Intanto, i due contendenti continuano a combattersi con asprezza, accusandosi reciprocamente dell’uccisione deliberata di civili e dell’uso della violenza sessuale, come arma di terrore. Secondo Amnesty International, sarebbero entrambe le fazioni a macchiarsi di crimini di guerra.

Bambini di serie B?

Secondo Save the children, in Sudan, finora, dall’inizio degli scontri, sono morti almeno 2435 bambini. E migliaia di corpi in decomposizione «giacciono per le strade di Khartum, trasformata in un campo di battaglia urbano». Manco se fosse diventata una Stalingrado africana. Ma siccome le disgrazie non arrivano mai da sole, allora bisogna dire che i contraccolpi più forti, di questo golpe sudanese, si avranno a nord, nella turbolenta area del Darfur. Trecentomila morti bastano, per ricordare la guerra civile di vent’anni fa da quelle parti? Sottovalutare il peso geopolitico del Sudan potrebbe voler dire, per l’Occidente, ritrovarsi domani con guai ancora più grossi.
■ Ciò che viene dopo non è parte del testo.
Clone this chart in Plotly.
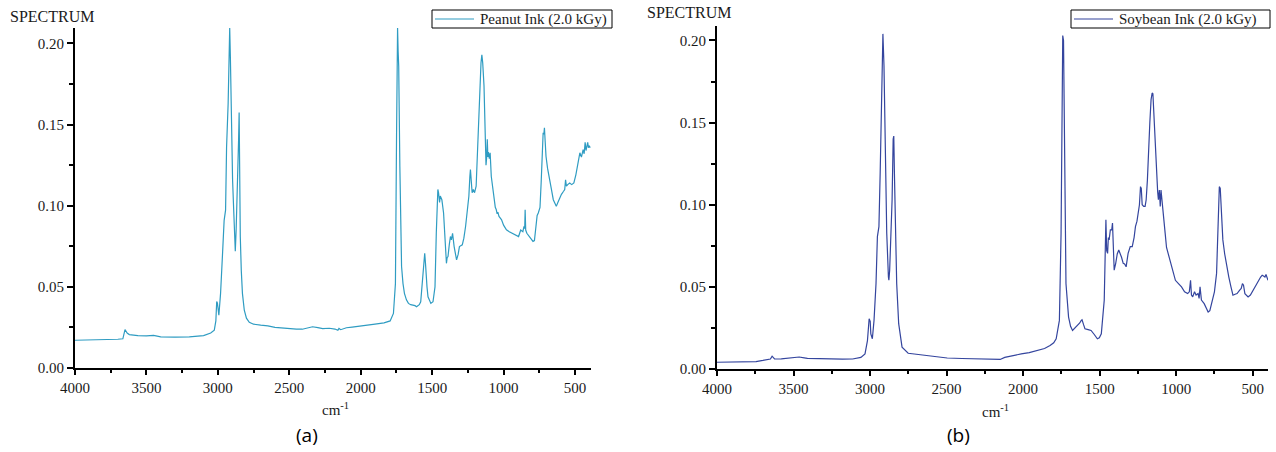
import plotly.graph_objects as go

# ---------------- Peanut ink (2.0 kGy) FTIR spectrum ----------------
peanut_wavenumber = [
    4000, 3900, 3800, 3700, 3665, 3650, 3635, 3620, 3560, 3500, 3450, 3400,
    3300, 3200, 3100, 3050, 3025, 3014, 3008, 3003, 2993, 2981, 2967, 2956,
    2946, 2939, 2928, 2921, 2917, 2912, 2907, 2902, 2897, 2890, 2884, 2878,
    2872, 2866, 2860, 2855, 2851, 2847, 2843, 2836, 2828, 2815, 2800, 2780,
    2750, 2700, 2650, 2600, 2523, 2450, 2409, 2370, 2337, 2300, 2266, 2220,
    2180, 2160, 2152, 2140, 2100, 2060, 2037, 2000, 1952, 1900, 1837, 1794,
    1771, 1757, 1749, 1745, 1742, 1738, 1734, 1726, 1714, 1704, 1694, 1680,
    1666, 1650, 1637, 1620, 1609, 1590, 1580, 1566, 1556, 1552, 1547, 1543,
    1536, 1529, 1509, 1494, 1480, 1471, 1465, 1460, 1455, 1448, 1443, 1432,
    1420, 1409, 1400, 1395, 1389, 1380, 1372, 1365, 1357, 1346, 1337, 1329,
    1318, 1309, 1289, 1278, 1266, 1254, 1243, 1236, 1232, 1226, 1220, 1212,
    1203, 1192, 1186, 1180, 1172, 1166, 1158, 1152, 1146, 1137, 1129, 1123,
    1118, 1114, 1110, 1106, 1100, 1094, 1086, 1076, 1066, 1058, 1051, 1045,
    1040, 1032, 1020, 1014, 1000, 980, 960, 937, 920, 909, 895, 880, 865,
    857, 852, 849, 845, 837, 822, 809, 794, 784, 774, 765, 757, 745, 737,
    729, 723, 718, 714, 709, 703, 692, 680, 665, 652, 640, 631, 620, 609,
    595, 580, 572, 566, 560, 551, 537, 523, 508, 494, 480, 466, 455, 443,
    436, 429, 423, 417, 411, 406, 400, 394, 390,
]
peanut_absorbance = [
    0.0171, 0.0172, 0.0174, 0.0177, 0.0180, 0.0237, 0.0215, 0.0206, 0.0200, 0.0198, 0.0201, 0.0192,
    0.0190, 0.0192, 0.0200, 0.0216, 0.0233, 0.0290, 0.0410, 0.0400, 0.0325, 0.0460, 0.0708, 0.0910,
    0.0973, 0.1360, 0.1630, 0.2095, 0.2095, 0.1900, 0.1600, 0.1426, 0.1160, 0.0994, 0.0810, 0.0720,
    0.0850, 0.1000, 0.1150, 0.1400, 0.1575, 0.1100, 0.0810, 0.0600, 0.0460, 0.0356, 0.0307, 0.0282,
    0.0270, 0.0264, 0.0260, 0.0250, 0.0243, 0.0240, 0.0239, 0.0245, 0.0254, 0.0249, 0.0243, 0.0245,
    0.0240, 0.0232, 0.0244, 0.0236, 0.0248, 0.0252, 0.0254, 0.0258, 0.0264, 0.0270, 0.0278, 0.0290,
    0.0336, 0.0520, 0.1450, 0.2095, 0.2095, 0.1950, 0.1860, 0.1240, 0.0625, 0.0520, 0.0460, 0.0420,
    0.0398, 0.0390, 0.0388, 0.0384, 0.0377, 0.0390, 0.0408, 0.0580, 0.0690, 0.0707, 0.0650, 0.0580,
    0.0500, 0.0439, 0.0398, 0.0408, 0.0500, 0.0830, 0.1080, 0.1100, 0.1080, 0.1020, 0.1060, 0.1037,
    0.0955, 0.0790, 0.0645, 0.0680, 0.0687, 0.0760, 0.0810, 0.0790, 0.0830, 0.0748, 0.0700, 0.0666,
    0.0700, 0.0748, 0.0759, 0.0800, 0.0872, 0.0960, 0.1058, 0.1180, 0.1223, 0.1150, 0.1080, 0.1100,
    0.1080, 0.1120, 0.1250, 0.1450, 0.1650, 0.1760, 0.1880, 0.1930, 0.1880, 0.1740, 0.1410, 0.1250,
    0.1300, 0.1410, 0.1300, 0.1330, 0.1290, 0.1326, 0.1180, 0.1100, 0.1037, 0.0990, 0.0975, 0.0950,
    0.0960, 0.0934, 0.0920, 0.0913, 0.0880, 0.0852, 0.0840, 0.0830, 0.0820, 0.0820, 0.0810, 0.0850,
    0.0840, 0.0872, 0.0860, 0.0975, 0.0850, 0.0830, 0.0810, 0.0800, 0.0780, 0.0785, 0.0893, 0.0940,
    0.0955, 0.0990, 0.1140, 0.1300, 0.1450, 0.1440, 0.1480, 0.1400, 0.1305, 0.1230, 0.1160, 0.1100,
    0.1037, 0.1010, 0.0996, 0.1020, 0.1047, 0.1070, 0.1089, 0.1100, 0.1160, 0.1120, 0.1130, 0.1140,
    0.1130, 0.1140, 0.1190, 0.1260, 0.1326, 0.1300, 0.1346, 0.1320, 0.1390, 0.1340, 0.1370, 0.1390,
    0.1357, 0.1370, 0.1357,
]

# ---------------- Soybean ink (2.0 kGy) FTIR spectrum ----------------
soybean_wavenumber = [
    4000, 3900, 3800, 3758, 3745, 3700, 3651, 3640, 3624, 3580, 3543, 3500,
    3463, 3430, 3409, 3330, 3248, 3180, 3114, 3060, 3033, 3017, 3006, 2999,
    2995, 2985, 2974, 2961, 2952, 2942, 2934, 2926, 2920, 2916, 2909, 2901,
    2891, 2880, 2877, 2872, 2867, 2856, 2849, 2845, 2841, 2837, 2826, 2813,
    2791, 2751, 2700, 2657, 2600, 2550, 2496, 2400, 2308, 2240, 2174, 2150,
    2120, 2080, 2050, 2012, 1960, 1905, 1860, 1824, 1800, 1784, 1763, 1752,
    1746, 1741, 1736, 1730, 1720, 1703, 1690, 1677, 1660, 1650, 1630, 1620,
    1615, 1605, 1596, 1575, 1556, 1535, 1515, 1502, 1489, 1470, 1462, 1459,
    1454, 1448, 1443, 1438, 1430, 1421, 1416, 1410, 1405, 1395, 1385, 1375,
    1368, 1357, 1346, 1337, 1327, 1314, 1300, 1287, 1275, 1266, 1256, 1247,
    1240, 1233, 1228, 1222, 1212, 1203, 1196, 1188, 1180, 1172, 1164, 1157,
    1152, 1148, 1142, 1137, 1128, 1121, 1116, 1110, 1104, 1099, 1094, 1088,
    1080, 1072, 1063, 1053, 1040, 1032, 1018, 1005, 985, 965, 945, 925,
    914, 906, 900, 892, 880, 870, 857, 850, 844, 835, 817, 804, 791, 780,
    770, 763, 750, 736, 729, 723, 718, 712, 707, 702, 695, 683, 670, 656,
    642, 629, 615, 602, 585, 575, 567, 560, 551, 540, 530, 515, 495, 475,
    460, 448, 438, 427, 420, 413, 406, 400,
]
soybean_absorbance = [
    0.0041, 0.0041, 0.0041, 0.0041, 0.0045, 0.0052, 0.0061, 0.0078, 0.0061, 0.0062, 0.0065, 0.0068,
    0.0073, 0.0068, 0.0065, 0.0063, 0.0059, 0.0060, 0.0061, 0.0071, 0.0092, 0.0173, 0.0306, 0.0290,
    0.0214, 0.0184, 0.0296, 0.0520, 0.0806, 0.0867, 0.1190, 0.1640, 0.2030, 0.2040, 0.1847, 0.1235,
    0.0827, 0.0560, 0.0540, 0.0600, 0.0704, 0.1030, 0.1400, 0.1418, 0.1200, 0.1030, 0.0520, 0.0276,
    0.0133, 0.0096, 0.0090, 0.0086, 0.0080, 0.0075, 0.0067, 0.0064, 0.0061, 0.0060, 0.0055, 0.0058,
    0.0071, 0.0080, 0.0086, 0.0092, 0.0100, 0.0112, 0.0125, 0.0143, 0.0160, 0.0184, 0.0296, 0.0827,
    0.1700, 0.2030, 0.2000, 0.1439, 0.0520, 0.0316, 0.0260, 0.0235, 0.0250, 0.0265, 0.0280, 0.0296,
    0.0300, 0.0270, 0.0245, 0.0240, 0.0235, 0.0210, 0.0184, 0.0190, 0.0214, 0.0418, 0.0700, 0.0908,
    0.0720, 0.0704, 0.0800, 0.0786, 0.0847, 0.0847, 0.0888, 0.0700, 0.0602, 0.0643, 0.0700, 0.0724,
    0.0710, 0.0680, 0.0643, 0.0640, 0.0622, 0.0704, 0.0745, 0.0745, 0.0800, 0.0867, 0.0900, 0.0949,
    0.1000, 0.1110, 0.1100, 0.1000, 0.0990, 0.0990, 0.1030, 0.1150, 0.1357, 0.1500, 0.1640, 0.1680,
    0.1675, 0.1600, 0.1439, 0.1300, 0.1150, 0.1080, 0.1030, 0.1090, 0.0990, 0.1090, 0.1040, 0.0990,
    0.0900, 0.0827, 0.0740, 0.0704, 0.0660, 0.0622, 0.0580, 0.0540, 0.0520, 0.0500, 0.0470, 0.0459,
    0.0470, 0.0540, 0.0450, 0.0439, 0.0470, 0.0450, 0.0459, 0.0430, 0.0500, 0.0420, 0.0398, 0.0370,
    0.0347, 0.0355, 0.0390, 0.0418, 0.0470, 0.0582, 0.0800, 0.1030, 0.1110, 0.1100, 0.0990, 0.0900,
    0.0786, 0.0700, 0.0620, 0.0560, 0.0500, 0.0449, 0.0455, 0.0459, 0.0480, 0.0490, 0.0520, 0.0510,
    0.0459, 0.0445, 0.0439, 0.0450, 0.0480, 0.0510, 0.0540, 0.0560, 0.0571, 0.0565, 0.0560, 0.0575,
    0.0545, 0.0540,
]

series_names = ["Peanut Ink (2.0 kGy)", "Soybean Ink (2.0 kGy)"]
series_colors = ["#2f9cc2", "#34459e"]

W, H = 1276, 452
SERIF = "Liberation Serif"
SANS = "Open Sans"
TEXT = "#1a1a1a"


def px_x(x):
    return x / W


def px_y(y):
    return (H - y) / H


fig = go.Figure()
fig.add_trace(go.Scatter(
    x=peanut_wavenumber, y=peanut_absorbance, mode="lines",
    name=series_names[0], line=dict(color=series_colors[0], width=1.2),
    xaxis="x", yaxis="y", showlegend=False,
))
fig.add_trace(go.Scatter(
    x=soybean_wavenumber, y=soybean_absorbance, mode="lines",
    name=series_names[1], line=dict(color=series_colors[1], width=1.2),
    xaxis="x2", yaxis="y2", showlegend=False,
))

tick_font = dict(family=SERIF, size=15, color=TEXT)
common_x = dict(
    dtick=500, tick0=0, ticks="outside", ticklen=5, tickwidth=1.5, tickcolor="black",
    minor=dict(dtick=250, ticks="outside", ticklen=3, tickwidth=1.5, tickcolor="black"),
    showline=True, linewidth=2, linecolor="black", showgrid=False, zeroline=False,
    tickfont=tick_font, fixedrange=True, automargin=False,
)
common_y = dict(
    dtick=0.05, tick0=0, tickformat=".2f", ticks="outside", ticklen=6, tickwidth=1.5,
    tickcolor="black",
    minor=dict(dtick=0.025, ticks="outside", ticklen=4, tickwidth=1.5, tickcolor="black"),
    showline=True, linewidth=2, linecolor="black", showgrid=False, zeroline=False,
    tickfont=tick_font, fixedrange=True, automargin=False,
)

fig.update_layout(
    width=W, height=H, autosize=False,
    margin=dict(l=0, r=0, t=0, b=0, pad=0),
    paper_bgcolor="white", plot_bgcolor="white",
    font=dict(family=SERIF, size=15, color=TEXT),
    showlegend=False,
    xaxis=dict(common_x, domain=[px_x(75), px_x(591)], range=[4000, 388], anchor="y"),
    yaxis=dict(common_y, domain=[px_y(368), px_y(28)], range=[0, 0.2095], anchor="x"),
    xaxis2=dict(common_x, domain=[px_x(717), px_x(1268)], range=[4000, 400], anchor="y2"),
    yaxis2=dict(common_y, domain=[px_y(369), px_y(26)], range=[0, 0.2088], anchor="x2"),
)

# Boxed legend for each panel: frame, line sample and series name
legend_boxes = [(432, 612), (1071, 1270)]
for (left, right), name, color in zip(legend_boxes, series_names, series_colors):
    fig.add_shape(type="rect", xref="paper", yref="paper",
                  x0=px_x(left), x1=px_x(right), y0=px_y(28), y1=px_y(10),
                  line=dict(color="black", width=1), fillcolor="white", layer="above")
    fig.add_shape(type="line", xref="paper", yref="paper",
                  x0=px_x(left + 3), x1=px_x(left + 42), y0=px_y(19), y1=px_y(19),
                  line=dict(color=color, width=1.2), layer="above")
    fig.add_annotation(text=name, x=px_x(left + 46), y=px_y(19.5), xref="paper", yref="paper",
                       xanchor="left", yanchor="middle", showarrow=False,
                       font=dict(family=SERIF, size=15, color=TEXT))

annotations = [
    ("SPECTRUM", 8, 16, "left", SERIF, 16),
    ("SPECTRUM", 645, 13, "left", SERIF, 16),
    ("cm<sup>-1</sup>", 335, 409, "center", SERIF, 15),
    ("cm<sup>-1</sup>", 995, 411, "center", SERIF, 15),
    ("(a)", 307, 435, "center", SANS, 19),
    ("(b)", 958, 435, "center", SANS, 19),
]
for text, x, y, anchor, family, size in annotations:
    fig.add_annotation(
        text=text, x=px_x(x), y=px_y(y), xref="paper", yref="paper",
        xanchor=anchor, yanchor="middle", showarrow=False,
        font=dict(family=family, size=size, color="black" if family == SANS else TEXT),
    )

fig.write_html("out.html", config=dict(displayModeBar=False))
Darfur prossimo Stato Islamico

Janjaweed, la temibile e sanguinaria milizia, cammellata o a cavallo, che domina l’area, ha già cominciato i suoi attacchi terroristici. Pare che sia manovrata dal generale Hameti, che è un ‘darfuriano’. Se gli occidentali lo cacciano da Khartum, avrebbe già detto che farà del Darfur una specie di nuovo Stato islamico. Magari non è così.

Il problema è che finora, a Washington come a Bruxelles, un po’ tutti, per la verità, si sono girati dall’altro lato. Anche coloro che non la finiscono mai di parlarsi addosso, richiamandosi ai ‘nobili ideali’, che fanno tanta audience. E fanno vincere le elezioni.